Company-wide output grew to 582,900 barrels of oil equivalent a day during the fourth-quarter from 557,600 barrels during the prior year.
Suncor has ratcheted down its spending plans for 2016, with a capital budget of between $6 billion and $6.5 billion compared with the $6.7 billion to $7.3 billion range it set in November.
'Significantly overachieved' on layoffs
CEO Steve Williams says Suncor originally had a goal of chopping 1,000 employees in 2015 — both full time employees and contract workers.
But he says they "significantly overachieved that goal, taking just over 1,900 people out," but up to 250 employees were transferred to growth projects.
"So the net reduction in 2015 was about 1,700 people. So we almost doubled what we set as an objective at the beginning. And that's an indication it wasn't about a numbers target it was about really working on our underlying business processes to become more productive." said Williams.
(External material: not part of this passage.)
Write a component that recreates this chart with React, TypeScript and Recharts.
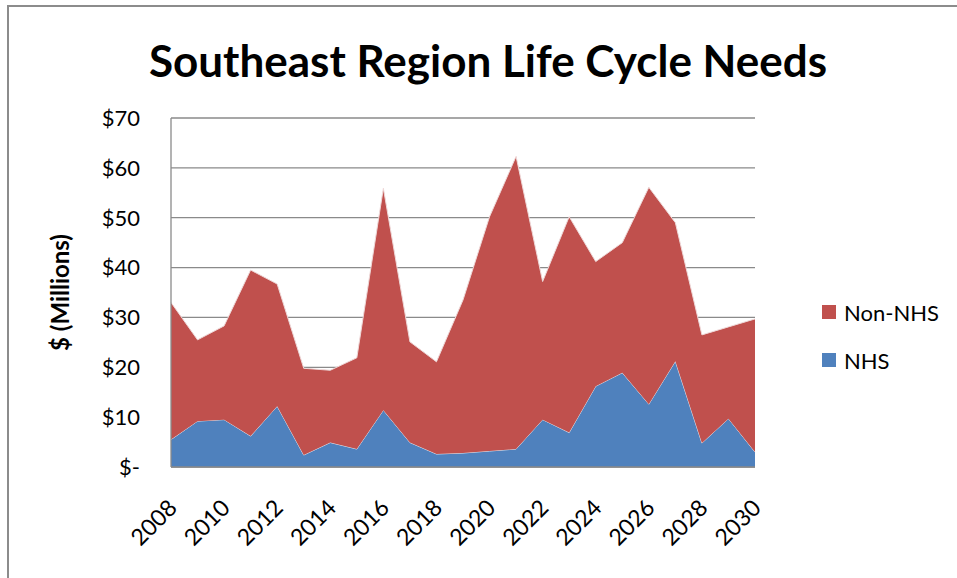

The CEO says Suncor is now towards the end of those reductions.
The company is assuming a U.S. benchmark crude price of US$39 a barrel for 2016.
Canadian Oil Sands deal
In October, Suncor launched a hostile bid for Canadian Oil Sands, whose sole asset is a 37-per cent stake in the Syncrude oilsands mine.
Suncor has a 12 per cent interest and has said it can improve operations at the glitch-prone mine if it has a larger share of it.
After months of waging a bitter takeover battle, the two sides came to an agreement in January.
Suncor bumped up its offer to 0.28 of one of its own shares for each COS share, versus 0.25 previously. Shareholders have until Friday to accept the deal.
"We are pleased that the board of COS is supporting our offer," said Williams. "We believe that, working with the operator, we can drive real improvements in Syncrude's performance with a larger ownership interest, creating value for our shareholders."